I remember making this soup about 6 years ago, and it completely blew me away.
The broth is hearty, and the contrast with the the tangy sour cream is too good to be true.
The combination of textures between the lentils, chickpeas, borlotti beans, and egg noodles is also so special.

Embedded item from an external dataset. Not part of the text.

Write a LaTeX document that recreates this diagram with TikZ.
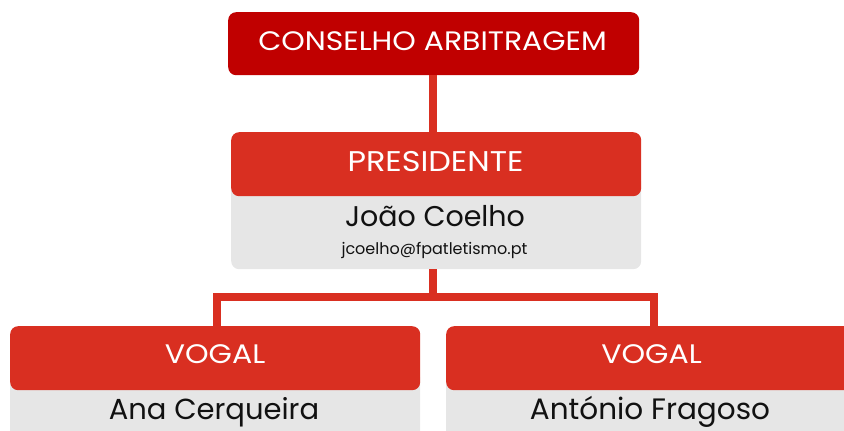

I will confess that I forgot to add the noodles this time *sigh*. So they are not featured in the photo. If you want to refer to the original recipe visit 101cookbooks.
- 2 tablespoons olive oil
- 1 onion, thinly sliced
- 1 long red chili OR green serrano, finely chopped
- ½ teaspoon ground turmeric
- 1 teaspoon ground cumin
- ¼ teaspoon freshly ground black pepper
- 8 ½ cups / 2 liters good-tasting vegetable stock/broth
- 100g / 3.5 oz yellow split peas or brown lentils
- 1 ½ cups cooked chickpeas, rinsed if using canned
- 2 cups / 350g cooked borlotti beans
- fine grain sea salt
- 120 g thin egg noodles, fresh or dried
- 3 ½ oz / 100g fresh spinach leaves, finely shredded
- ½ cup finely shredded cilantro leaves
- 2 tablespoons chopped fresh dill
- Juice of one lime
- 1 tablespoon olive oil
- 1 tablespoon unsalted butter
- 1 large onion, thinly sliced
- 100 ml sour cream or creme fraiche
- Heat the oil in a large, thick-bottomed soup pot over medium heat. Add the onion and the chile and cook until they soften, a few minutes. Add the spices and cook for another thirty seconds, just long enough for them to toast a bit, then stir in the stock. Bring to a boil and add the split peas/lentils to the pot. Cook until they are just tender, about 25 minutes. Stir in the cooked chickpeas and borlotti beans. Once the beans have heated throughout, season with salt to taste.
- In the meantime, you can prepare the toppings. Heat the olive oil and butter in a large frying pan over medium heat along with a couple big pinches of salt. Cook the onion, stirring occasionally, until golden and caramelized, 8 - 10+ minutes. Set aside.
- Just before you're ready to eat, add the noodles to the simmering soup and cook until al dente. Stir in the spinach, and cilantro and dill. Add a big squeeze of lime to the pot or serve wedges along with each bowl of soup. Taste and adjust the seasoning to your liking.
- Serve right away, each bowl topped with a big spoonful of caramelized onions and some creme fraiche.